Ces deux dernières années, la policière a pu faire preuve de cet engagement en supervisant le lancement du projet RÉSO, un réseau d’entraide qui augmente et assure un lien de proximité entre la police et les habitants de l’agglomération de Longueuil, de manière à prévenir les appels d’urgence. «Ces dernières années, nous avons observé une nette augmentation des appels liés à des problématiques sociales. Nos patrouilleurs sur le terrain resteront toujours disponibles pour intervenir en cas d’urgence. Cependant, ils ne sont pas en mesure de résoudre des problématiques nécessitant des interventions sur le long terme.»

Cette situation a pu contribuer à un désengagement de la part de certains policiers qui ont perdu le sens qu’ils étaient venus chercher en entrant dans la police.

Perte de sens et manque de sens : quelle différence?

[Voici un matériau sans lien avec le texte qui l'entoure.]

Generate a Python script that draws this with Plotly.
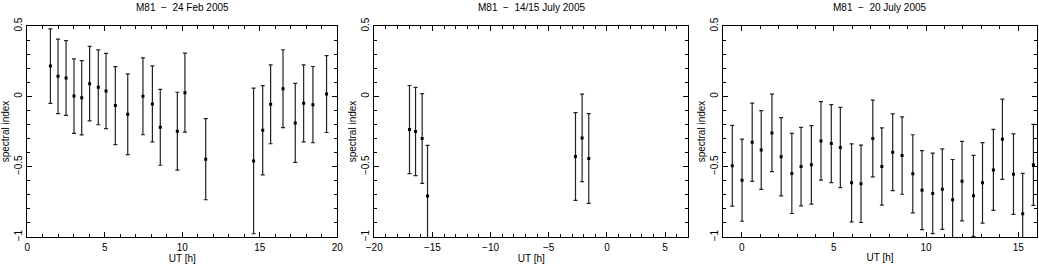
import plotly.graph_objects as go

# 24 Feb 2005
feb_ut = [1.49, 1.98, 2.50, 3.01, 3.51, 4.02, 4.58, 5.08, 5.68, 6.48, 7.46, 8.07,
          8.58, 9.68, 10.17, 11.51, 14.60, 15.19, 15.70, 16.50, 17.29, 17.83, 18.43, 19.31]
feb_idx = [0.215, 0.142, 0.130, 0.002, -0.010, 0.090, 0.064, 0.038, -0.066, -0.128, 0.000, -0.054,
           -0.220, -0.248, 0.026, -0.447, -0.459, -0.241, -0.057, 0.054, -0.189, -0.050, -0.059, 0.016]
feb_err = [0.265, 0.265, 0.266, 0.265, 0.264, 0.265, 0.266, 0.267, 0.277, 0.287, 0.273, 0.270,
           0.270, 0.277, 0.281, 0.288, 0.518, 0.317, 0.280, 0.277, 0.281, 0.274, 0.271, 0.273]

# 14/15 July 2005
jul14_ut = [-16.97, -16.45, -15.88, -15.42, -2.70, -2.13, -1.56]
jul14_idx = [-0.236, -0.250, -0.300, -0.709, -0.428, -0.296, -0.442]
jul14_err = [0.313, 0.314, 0.319, 0.360, 0.312, 0.311, 0.319]

# 20 July 2005
jul20_ut = [-0.51, 0.02, 0.57, 1.06, 1.64, 2.14, 2.72, 3.22, 3.78, 4.30, 4.86, 5.35, 5.96, 6.47,
            7.11, 7.60, 8.19, 8.70, 9.28, 9.78, 10.36, 10.88, 11.44, 11.95, 12.57, 13.06, 13.65,
            14.14, 14.74, 15.24, 15.82]
jul20_idx = [-0.494, -0.596, -0.326, -0.381, -0.260, -0.430, -0.548, -0.499, -0.487, -0.317, -0.336,
             -0.364, -0.615, -0.622, -0.300, -0.499, -0.397, -0.421, -0.551, -0.667, -0.690, -0.660,
             -0.735, -0.603, -0.707, -0.615, -0.523, -0.305, -0.553, -0.834, -0.487]
jul20_err = [0.287, 0.292, 0.278, 0.280, 0.275, 0.278, 0.285, 0.279, 0.279, 0.279, 0.277, 0.285,
             0.277, 0.275, 0.273, 0.275, 0.273, 0.275, 0.278, 0.281, 0.286, 0.286, 0.286, 0.283,
             0.288, 0.286, 0.288, 0.285, 0.286, 0.286, 0.288]

titles = ["M81  \u2212  24 Feb 2005", "M81  \u2212  14/15 July 2005", "M81  \u2212  20 July 2005"]
x_ranges = [[0, 20], [-20, 7], [-1, 16]]
x_domains = [[0.0263, 0.3246], [0.3602, 0.6625], [0.6961, 0.9978]]
y_domain = [0.1222, 0.9037]

FONT = "Liberation Sans, Arial, sans-serif"
panels = [(feb_ut, feb_idx, feb_err), (jul14_ut, jul14_idx, jul14_err), (jul20_ut, jul20_idx, jul20_err)]

fig = go.Figure()
layout = dict(
    width=1039, height=270,
    margin=dict(l=0, r=0, t=0, b=0, autoexpand=False),
    plot_bgcolor="white", paper_bgcolor="white",
    showlegend=False,
    font=dict(family=FONT, size=10, color="black"),
)
annotations = []

for i, (ux, uy, ue) in enumerate(panels):
    n = "" if i == 0 else str(i + 1)
    fig.add_trace(go.Scatter(
        x=ux, y=uy, mode="markers",
        marker=dict(symbol="square", size=3, color="black"),
        error_y=dict(type="data", array=ue, visible=True, color="#222222", thickness=1.2, width=2),
        xaxis="x" + n, yaxis="y" + n, cliponaxis=True,
    ))
    common = dict(
        showline=True, linecolor="black", linewidth=1, mirror="ticks",
        ticks="inside", ticklen=5, tickcolor="black", tickwidth=1,
        showgrid=False, zeroline=False, automargin=False,
        tickfont=dict(family=FONT, size=10, color="black"),
    )
    layout["xaxis" + n] = dict(
        domain=x_domains[i], range=x_ranges[i], anchor="y" + n, dtick=5, tick0=0,
        minor=dict(dtick=1, ticks="inside", ticklen=3, tickcolor="black", showgrid=False),
        title=dict(text="UT [h]", font=dict(family=FONT, size=10), standoff=1),
        ticklabelstandoff=1,
        **common,
    )
    layout["yaxis" + n] = dict(
        domain=y_domain, range=[-1, 0.5], anchor="x" + n, dtick=0.5, tick0=0,
        minor=dict(dtick=0.1, ticks="inside", ticklen=3, tickcolor="black", showgrid=False),
        tickangle=-90,
        title=dict(text="spectral index", font=dict(family=FONT, size=10), standoff=1),
        **common,
    )
    annotations.append(dict(
        text=titles[i], xref="paper", yref="paper",
        x=sum(x_domains[i]) / 2, y=1, xanchor="center", yanchor="top", yshift=0,
        showarrow=False, font=dict(family=FONT, size=10, color="black"),
    ))

layout["annotations"] = annotations
fig.update_layout(**layout)
fig.write_html(
    "out.html",
    config={"displayModeBar": False},
    post_script="document.body.style.margin='0';document.body.style.overflow='hidden';",
)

Cette perte de sens, qui peut intervenir lorsqu’un travailleur ne joue plus le même rôle que celui pour lequel il a été engagé, Estelle Morin la distingue du manque de sens propre à un travail qui n’a jamais créé la moindre résonance avec l’employé. «C’est plus facile d’aider une personne à retrouver un sens qui existait auparavant parce que, dans ce cas-là, on sait ce qu’il manque.»

Le projet RÉSO est arrivé à point nommé pour les équipes de police en perte de sens de Longueuil. «On a désormais le temps d’aller vers les gens, de les écouter, le sens du travail revient», s’enthousiasme Jacynthe Desmarais.

La mise en place du projet a cependant nécessité des changements organisationnels majeurs au sein d’une structure policière par définition très hiérarchisée, souligne la capitaine. «On est passé à une dynamique plus latérale à laquelle les policiers doivent contribuer.» Pour mener à bien cette entreprise, la gestionnaire a dû s’outiller. «Je voulais éviter de tomber dans l’épuisement professionnel, tout en m’assurant que les membres de mon équipe soient bien au travail.» Et y trouvent du sens.

6 caractéristiques du sens du travail

Selon Estelle Morin, six caractéristiques favorisent l’émergence du sens du travail, selon qu’elles s’attachent à la nature du travail (meaning of work) ou à l’environnement dans lequel celui-ci se déroule (meaning at work)[2].

L’employé trouve d’autant plus de sens à son activité professionnelle qu’elle favorise son autonomie, ses occasions d’apprentissage et s’avère utile, soutient la chercheuse. Le sens qu’il trouve dans son milieu de travail dépend, lui, de la qualité des relations qu’il y noue, de la reconnaissance dont bénéficie l’employé et de la «rectitude morale» qui y règne.

Les gestionnaires oublient souvent le rôle qu’ils ont à jouer sur ce dernier point, soutient Estelle Morin. «La tâche principale du chef d’équipe est de faciliter l’accomplissement du travail, mais ça occulte souvent leur devoir de régler les problèmes tels que les incompréhensions mutuelles, la gestion des conflits et des comportements toxiques.»

En collaboration avec Laurent Falque, la chercheuse propose 6 pratiques de management à encourager pour aider les équipes à donner du sens à leur travail. Ces pratiques sont nées d’une étude qu’ils ont coréalisée en 2020[3], au moment où la pandémie ramenait la question du sens — et les travaux d’Estelle Morin — dans l’actualité. «Ça fait 35 ans que je m’intéresse à ces questions, et qu’on me dit que ce n’est pas une priorité. Je constate, en fin de carrière, que ça l’a toujours été.»

Estelle Morin enseigne plusieurs formations à l’École des Dirigeants HEC Montréal, notamment :

· Bien-être au travail et gestion du stress

· L’intelligence émotionnelle et l’exercice du leadership (version 1, 2 ou 3 jours)

· Gérer les comportements toxiques au travail


Notes

[1] Morin, E. M., Sens du travail, santé mentale et engagement organisationnel, rapport no R 543, IRSST, 2008, 54 pages.

[2] Selon la distinction qu’en font Pratt, M. G., & Ashforth, B. E. 2003. Fostering meaningfulness in working and at work. Positive organizational scholarship: Foundations of a new discipline: In K. Cameron & J. Dutton (Eds), Positive organizational scholarship: San Francisco: Berrett-Koehler Publishers, 309-327.

[3] Morin, E. M., Falque, L., et Gradito-Dubord, M.-A., Enquête sur le sens du travail et les pratiques de management dans les entreprises françaises privées, Lille (France), Chaire Sens et Travail de l’Icam, 2020, 219 pages.